New voting map strikes blow to challenge of Cawthorn's candidacy

RALEIGH, N.C. (WTVD) -- The newly approved congressional voting map for North Carolina is giving Rep. Madison Cawthorn a small victory over the group of voters wanting to disqualify him because of his involvement in the January 6th riot.

In a letter, the Board of Elections says simply that because the voters don't live in the newly drawn 13th district, they, therefore, have no power to challenge his candidacy.

Last year, Cawthorn filed to run in what was a voting district that included parts of Mecklenberg and Cleveland counties. The new map, however, makes District 13 the Wake, Johnston, Harnett counties map.

Technically, Cawthorn has not withdrawn his candidacy for District 13, so if the primary were today he'd be on the ballot in the Triangle.
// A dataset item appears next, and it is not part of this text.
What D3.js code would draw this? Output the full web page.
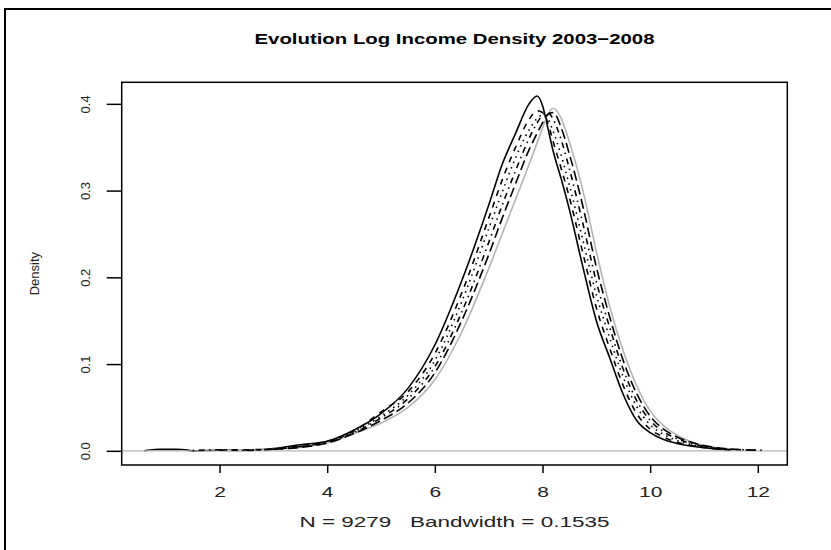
<!DOCTYPE html>
<html>
<head>
<meta charset="utf-8">
<script src="https://cdn.jsdelivr.net/npm/d3@7"></script>
<style>
  body { margin: 0; background: #fff; }
  text { font-family: "Liberation Sans", Arial, sans-serif; }
</style>
</head>
<body>
<script>
var width = 831,
    height = 550;

// log income grid shared by all years (null = outside that year's density range)
var logIncome = [0.6, 0.8, 1.0, 1.3, 1.5, 2.0, 2.5, 3.0, 3.5, 4.0, 4.5, 5.0, 5.5, 6.0, 6.5, 7.0, 7.25, 7.5, 7.75, 7.9, 8.0, 8.1, 8.2, 8.35, 8.5, 8.75, 9.0, 9.25, 9.5, 9.75, 10.0, 10.25, 10.5, 11.0, 11.5, 12.0, 12.1];

var years = ["2003", "2004", "2005", "2006", "2007", "2008"];

var dens2003 = [0, 0.0016, 0.0017, 0.0016, 0, 0.0006, 0.0004, 0.0026, 0.007, 0.011, 0.024, 0.043, 0.072, 0.122, 0.196, 0.283, 0.330, 0.366, 0.400, 0.409, 0.398, 0.372, 0.345, 0.313, 0.278, 0.212, 0.150, 0.107, 0.065, 0.035, 0.021, 0.013, 0.0085, 0.0035, 0.0008, null, null];
var dens2004 = [null, null, null, null, null, 0.0008, 0.0012, 0.002, 0.006, 0.011, 0.023, 0.045, 0.068, 0.112, 0.182, 0.268, 0.312, 0.350, 0.382, 0.392, 0.390, 0.378, 0.356, 0.325, 0.292, 0.228, 0.165, 0.118, 0.075, 0.043, 0.025, 0.016, 0.010, 0.004, 0.0012, null, null];
var dens2005 = [null, null, null, null, null, null, 0.0008, 0.002, 0.005, 0.010, 0.022, 0.040, 0.064, 0.104, 0.172, 0.256, 0.298, 0.338, 0.370, 0.383, 0.387, 0.383, 0.368, 0.340, 0.306, 0.243, 0.180, 0.130, 0.085, 0.051, 0.030, 0.019, 0.012, 0.005, 0.0018, 0.0009, 0.0006];
var dens2006 = [null, null, null, null, 0.0004, 0.0012, 0.0006, 0.002, 0.005, 0.010, 0.021, 0.038, 0.060, 0.097, 0.160, 0.240, 0.283, 0.323, 0.360, 0.378, 0.387, 0.390, 0.382, 0.358, 0.325, 0.262, 0.195, 0.142, 0.094, 0.058, 0.035, 0.022, 0.014, 0.005, 0.0015, null, null];
var dens2007 = [null, null, null, null, null, null, null, 0.002, 0.004, 0.009, 0.020, 0.035, 0.055, 0.090, 0.150, 0.226, 0.268, 0.308, 0.347, 0.366, 0.378, 0.388, 0.390, 0.372, 0.342, 0.282, 0.212, 0.154, 0.104, 0.066, 0.040, 0.025, 0.016, 0.006, 0.002, 0.0008, null];
var dens2008 = [null, null, null, null, null, 0.0003, 0.0008, 0.002, 0.004, 0.009, 0.020, 0.032, 0.050, 0.082, 0.137, 0.210, 0.250, 0.290, 0.330, 0.355, 0.372, 0.388, 0.395, 0.383, 0.356, 0.300, 0.230, 0.166, 0.115, 0.075, 0.046, 0.029, 0.018, 0.006, 0.002, null, null];

var xTicks = [2, 4, 6, 8, 10, 12];
var yTicks = [0.0, 0.1, 0.2, 0.3, 0.4];

var series = [dens2003, dens2004, dens2005, dens2006, dens2007, dens2008];
var dashes = [null, "6,6", "1.5,4.5", "1.5,4.5,6,4.5", "10,4.5", null];
var colors = ["#000", "#000", "#000", "#000", "#000", "#b4b4b4"];

var box = {left: 121.7, right: 787.3, top: 82.3, bottom: 465};

var svg = d3.select("body")
    .append("svg")
    .attr("width", width)
    .attr("height", height);

// outer frame
svg.append("rect")
    .attr("x", 5).attr("y", 9)
    .attr("width", 840).attr("height", 560)
    .attr("fill", "none")
    .attr("stroke", "#000")
    .attr("stroke-width", 2);

// R style range: data range padded 4%
var xMin = 0.64, xMax = 12.09;
var xPad = 0.04*(xMax - xMin);
var yMax = 0.4085;

var x = d3.scaleLinear()
    .domain([xMin - xPad, xMax + xPad])
    .range([box.left, box.right]);

var y = d3.scaleLinear()
    .domain([-0.04*yMax, 1.04*yMax])
    .range([box.bottom, box.top]);

var line = d3.line()
    .defined(function(d) { return d != null; })
    .x(function(d, i) { return x(logIncome[i]); })
    .y(function(d) { return y(d); })
    .curve(d3.curveMonotoneX);

function drawYear(k) {
    svg.append("path")
        .attr("d", line(series[k]))
        .attr("fill", "none")
        .attr("stroke", colors[k])
        .attr("stroke-width", 1.6)
        .attr("stroke-dasharray", dashes[k]);
}

// first year, then the gray zero line (as plot.density does), then the rest
drawYear(0);

svg.append("line")
    .attr("x1", box.left).attr("x2", box.right)
    .attr("y1", y(0)).attr("y2", y(0))
    .attr("stroke", "#b4b4b4")
    .attr("stroke-width", 1.2);

[5, 1, 2, 3, 4].forEach(drawYear);

// plot box
svg.append("rect")
    .attr("x", box.left).attr("y", box.top)
    .attr("width", box.right - box.left)
    .attr("height", box.bottom - box.top)
    .attr("fill", "none")
    .attr("stroke", "#000")
    .attr("stroke-width", 1.5);

// x axis
var xAxis = d3.axisBottom(x)
    .tickValues(xTicks)
    .tickSize(8)
    .tickPadding(13)
    .tickFormat(d3.format("d"));

var gx = svg.append("g")
    .attr("transform", "translate(0," + box.bottom + ")")
    .call(xAxis);
gx.select(".domain").remove();
gx.selectAll(".tick line").attr("stroke-width", 1.5);
gx.selectAll("text")
    .attr("transform", "scale(1.4,1)")
    .style("font-size", "15px")
    .attr("fill", "#222");

// y axis, labels turned like R's default
var yAxis = d3.axisLeft(y)
    .tickValues(yTicks)
    .tickSize(15)
    .tickFormat(d3.format(".1f"));

var gy = svg.append("g")
    .attr("transform", "translate(" + box.left + ",0)")
    .call(yAxis);
gy.select(".domain").remove();
gy.selectAll(".tick line").attr("stroke-width", 1.5);
gy.selectAll(".tick text")
    .attr("x", null)
    .attr("transform", "translate(-36,0) rotate(-90)")
    .attr("text-anchor", "middle")
    .attr("dy", "0.35em")
    .style("font-size", "13px")
    .attr("fill", "#222");

// title and axis labels
svg.append("text")
    .attr("x", (box.left + box.right)/2)
    .attr("y", 44)
    .attr("text-anchor", "middle")
    .attr("textLength", 400)
    .attr("lengthAdjust", "spacingAndGlyphs")
    .style("font-size", "15px")
    .style("font-weight", "bold")
    .text("Evolution Log Income Density 2003\u22122008");

svg.append("text")
    .attr("x", (box.left + box.right)/2)
    .attr("y", 527)
    .attr("text-anchor", "middle")
    .attr("textLength", 310)
    .attr("lengthAdjust", "spacingAndGlyphs")
    .attr("xml:space", "preserve")
    .style("white-space", "pre")
    .style("font-size", "15px")
    .attr("fill", "#222")
    .text("N = 9279   Bandwidth = 0.1535");

svg.append("text")
    .attr("transform", "translate(39," + (box.top + box.bottom)/2 + ") rotate(-90)")
    .attr("text-anchor", "middle")
    .style("font-size", "13px")
    .attr("fill", "#222")
    .text("Density");
</script>
</body>
</html>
He has until March 1 to withdraw his name and file for candidacy in another district closer to his home out west. If and when that happens, those voters may choose to file a new challenge to his candidacy.

In January, left-leaning North Carolina voters urged the State Board of Elections to disqualify Cawthorn because of his participation in the Jan. 6 rally in Washington that preceded a violent riot on Capitol Hill. Cawthorn, the youngest member currently serving in Congress, sued three weeks later claiming the statute violated his First Amendment rights.
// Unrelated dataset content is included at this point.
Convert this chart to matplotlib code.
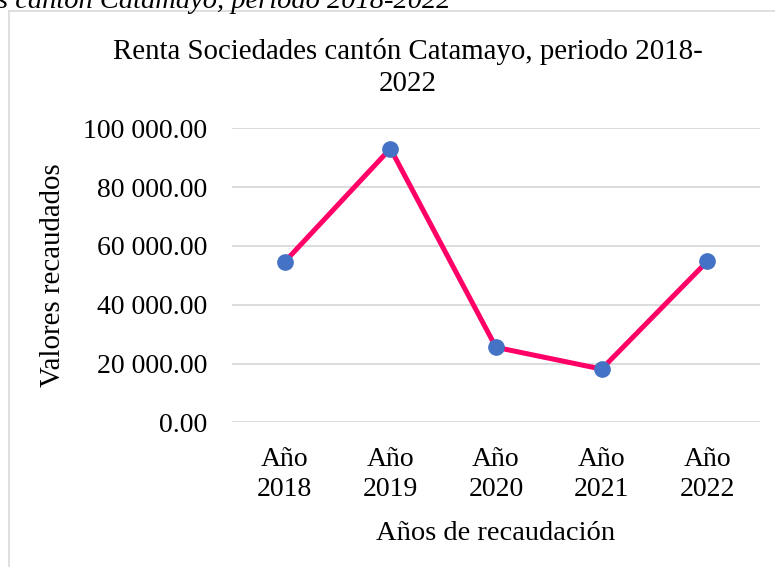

Since his election in 2020, the 26-year-old has emerged as one of the most outspoken conservatives in the House. Though he earlier condemned the Jan. 6 riot at the Capitol--and recognized President Joe Biden as the legitimate winner of the election--he has since become a vociferous defender of former President Donald Trump and his claims of widespread election fraud.

NOTE: Video is from a previous report.